To improve the performance of cardiologic forecasting models, it may be necessary to find novel variables. An example of multicenter study obtained using non-traditional risk factors and finalized to fatal cardiovascular disease risk prediction was reported by Tillmann et al.33 Patients from various Eastern European states took part to the derivation cohort (~ 14,600), and patients from Estonia formed the validation cohort (~ 4,600). In this study three models were evaluated, also using variables such as education and depression. The authors found the area under receiver operating characteristic curve in the range 78–87%, with better values in the validation cohort.

In general, the research of new features is desirable also in other areas of cardiology. For example, in subjects with zero-calcium score who underwent coronary artery computer tomography, the predicted models were unable to identify individuals with a very low probability of an abnormal stress myocardial perfusion imaging.34 Efficiency of models in cardiology remains a field still to be improved, and the use of strategies as multicenter data, novel features, and machine learning techniques seems to be an interesting way to go.

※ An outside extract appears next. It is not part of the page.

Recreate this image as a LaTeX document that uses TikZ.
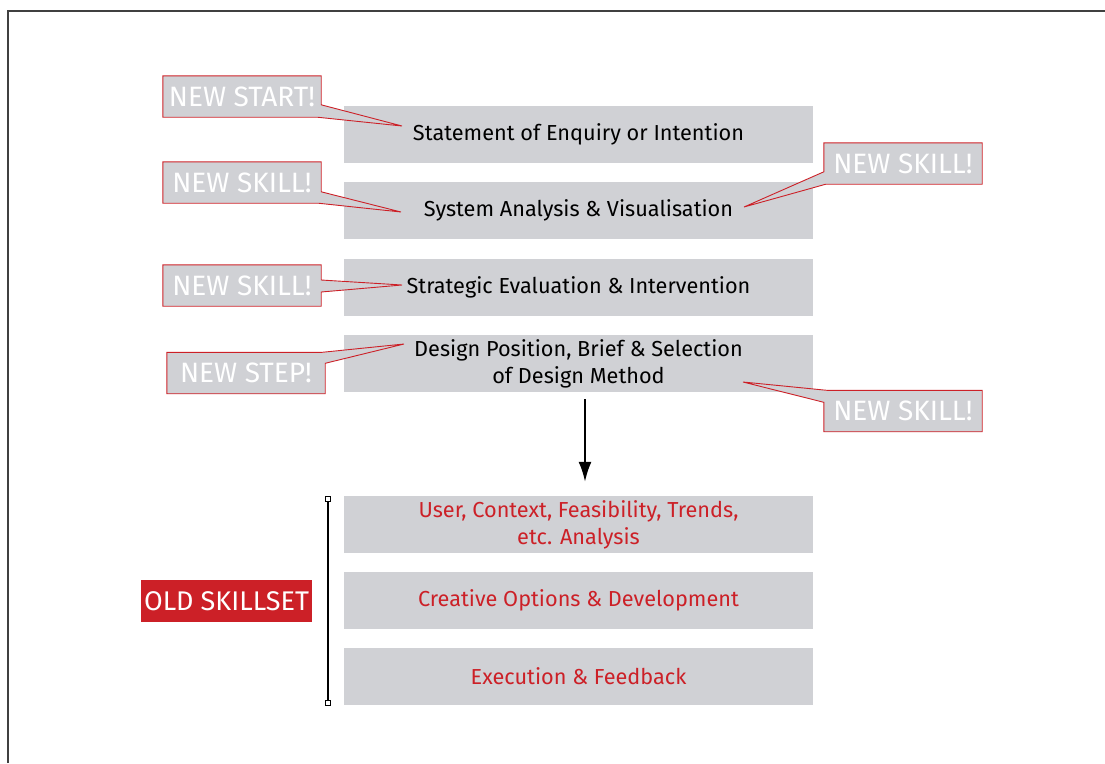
\documentclass[tikz,border=0pt]{standalone}
\usepackage{fontspec}
\setmainfont{Fira Sans}
\usetikzlibrary{calc,arrows.meta}
\definecolor{boxgray}{RGB}{208,209,213}
\definecolor{tagred}{RGB}{204,32,39}
\tikzset{
  stepbox/.style={fill=boxgray, minimum width=469pt, minimum height=57pt, inner sep=0pt,
    align=center, font=\fontsize{21.7}{27}\selectfont},
  oldstep/.style={stepbox, text=tagred},
  newtag/.style={fill=boxgray, minimum width=158pt, minimum height=41pt, inner sep=0pt,
    text=white, font=\fontsize{28}{30}\selectfont},
  tagline/.style={draw=tagred, line width=0.9pt},
  tagfill/.style={fill=boxgray},
  endmark/.style={draw, fill=white, line width=0.8pt, minimum size=5pt, inner sep=0pt},
}
\begin{document}
\begin{tikzpicture}[x=1pt, y=-1pt]
    \useasboundingbox (0,0) rectangle (1105,763);
    \draw[line width=1.5pt, black!75] (8,763) -- (8,11) -- (1105,11);

    % steps of the process
    \node[stepbox] (enquiry)  at (578.5,134.5) {Statement of Enquiry or Intention};
    \node[stepbox] (system)   at (578.5,210.5) {System Analysis \& Visualisation};
    \node[stepbox] (strategy) at (578.5,287.5) {Strategic Evaluation \& Intervention};
    \node[stepbox] (design)   at (578.5,363.5) {Design Position, Brief \& Selection\\of Design Method};

    \node[oldstep] (analysis) at (578.5,524.5) {User, Context, Feasibility, Trends,\\etc. Analysis};
    \node[oldstep] (creative) at (578.5,600.5) {Creative Options \& Development};
    \node[oldstep] (execution) at (578.5,676.5) {Execution \& Feedback};

    \draw[-{Latex[length=20pt,width=13pt]}, line width=2pt]
      ($(design.south)+(6.5,7)$) -- ($(analysis.north)+(6.5,-14)$);

    % callout tips
    \coordinate (tipA) at (402,126);
    \coordinate (tipB) at (401,212);
    \coordinate (tipC) at (402,285);
    \coordinate (tipD) at (404,344);
    \coordinate (tipE) at (744,207);
    \coordinate (tipF) at (743,382);

    \node[newtag] (start)  at (242,96.5)  {NEW START!};
    \node[newtag] (skillA) at (242,182.5) {NEW SKILL!};
    \node[newtag] (skillB) at (242,285.5) {NEW SKILL!};
    \node[newtag] (newstep) at (246,373)  {NEW STEP!};
    \node[newtag] (skillC) at (903,163.5) {NEW SKILL!};
    \node[newtag] (skillD) at (903,411)   {NEW SKILL!};

    \fill[tagfill] ($(start.north east)+(0,29)$) -- (tipA) -- ($(start.south east)+(-4,0)$) -- (start.south east) -- cycle;
    \draw[tagline] (start.north west) -- (start.north east) -- ($(start.north east)+(0,29)$) -- (tipA)
      -- ($(start.south east)+(-4,0)$) -- (start.south west) -- cycle;

    \fill[tagfill] ($(skillA.north east)+(0,30)$) -- (tipB) -- ($(skillA.south east)+(-3,0)$) -- (skillA.south east) -- cycle;
    \draw[tagline] (skillA.north west) -- (skillA.north east) -- ($(skillA.north east)+(0,30)$) -- (tipB)
      -- ($(skillA.south east)+(-3,0)$) -- (skillA.south west) -- cycle;

    \fill[tagfill] ($(skillB.east)+(0,-5.5)$) -- (tipC) -- ($(skillB.east)+(0,6.5)$) -- cycle;
    \draw[tagline] (skillB.north west) -- (skillB.north east) -- ($(skillB.east)+(0,-5.5)$) -- (tipC)
      -- ($(skillB.east)+(0,6.5)$) -- (skillB.south east) -- (skillB.south west) -- cycle;

    \fill[tagfill] ($(newstep.north east)+(-3,0)$) -- (tipD) -- ($(newstep.north east)+(0,11)$) -- (newstep.north east) -- cycle;
    \draw[tagline] (newstep.north west) -- ($(newstep.north east)+(-3,0)$) -- (tipD)
      -- ($(newstep.north east)+(0,11)$) -- (newstep.south east) -- (newstep.south west) -- cycle;

    \fill[tagfill] ($(skillC.south west)+(2,0)$) -- (tipE) -- ($(skillC.north west)+(0,29)$) -- (skillC.south west) -- cycle;
    \draw[tagline] (skillC.north west) -- (skillC.north east) -- (skillC.south east)
      -- ($(skillC.south west)+(2,0)$) -- (tipE) -- ($(skillC.north west)+(0,29)$) -- cycle;

    \fill[tagfill] ($(skillD.north west)+(3,0)$) -- (tipF) -- ($(skillD.north west)+(0,12)$) -- (skillD.north west) -- cycle;
    \draw[tagline] ($(skillD.north west)+(3,0)$) -- (skillD.north east) -- (skillD.south east)
      -- (skillD.south west) -- ($(skillD.north west)+(0,12)$) -- (tipF) -- cycle;

    % old skillset bracket
    \node[fill=tagred, text=white, minimum width=171pt, minimum height=42pt, inner sep=0pt,
      font=\fontsize{27}{30}\selectfont] (old) at (226.5,601) {OLD SKILLSET};
    \coordinate (oldtop) at (328,499);
    \coordinate (oldbot) at (328,703);
    \draw[line width=1.2pt] (oldtop) -- (oldbot);
    \node[endmark] at (oldtop) {};
    \node[endmark] at (oldbot) {};
\end{tikzpicture}
\end{document}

To the best of our knowledge, the errors on the J-ACCESS intercept and coefficients are not available.7,8 Therefore, we compared our updated model with the J-ACCESS model considering our estimates of parameters and standard errors vs. the J-ACCESS parameters alone, without their errors. Patients’ characteristics in our study were computed with respect to major adverse cardiac events, while in J-ACCESS7 were computed for patients with “hard cardiac events”, that is only using cardiac death and nonfatal myocardial infarction. Our choice was due to the fact that the J-ACCESS parameters used in this study were given in several articles where were considered patients with major adverse cardiac events.7,8,9,35,36,37

New knowledge gained

This study confirms that clinical prediction models perform best in the population they were derived from. In addition, it supports the use of recalibration of predictive models to improve the model performance on external cohorts. Based on changes in diagnostic and therapeutic approaches for many diseases, predictive models may lose efficacy on time. Therefore, external validation and updating of the models in different cohorts is worthwhile to address the reproducibility and generalizability of any clinical prediction model.

Conclusion

External validation of a predictive model is necessary to determine reproducibility and generalizability to new cohorts. This method is gaining increasing importance for considering a model clinically acceptable. The results of this study indicate that the J-ACCESS model have a limited value for predicting of three-year major cardiac events in our study population. The performance in predicting risk of the updated model resulted superimposable to the calibration slope model.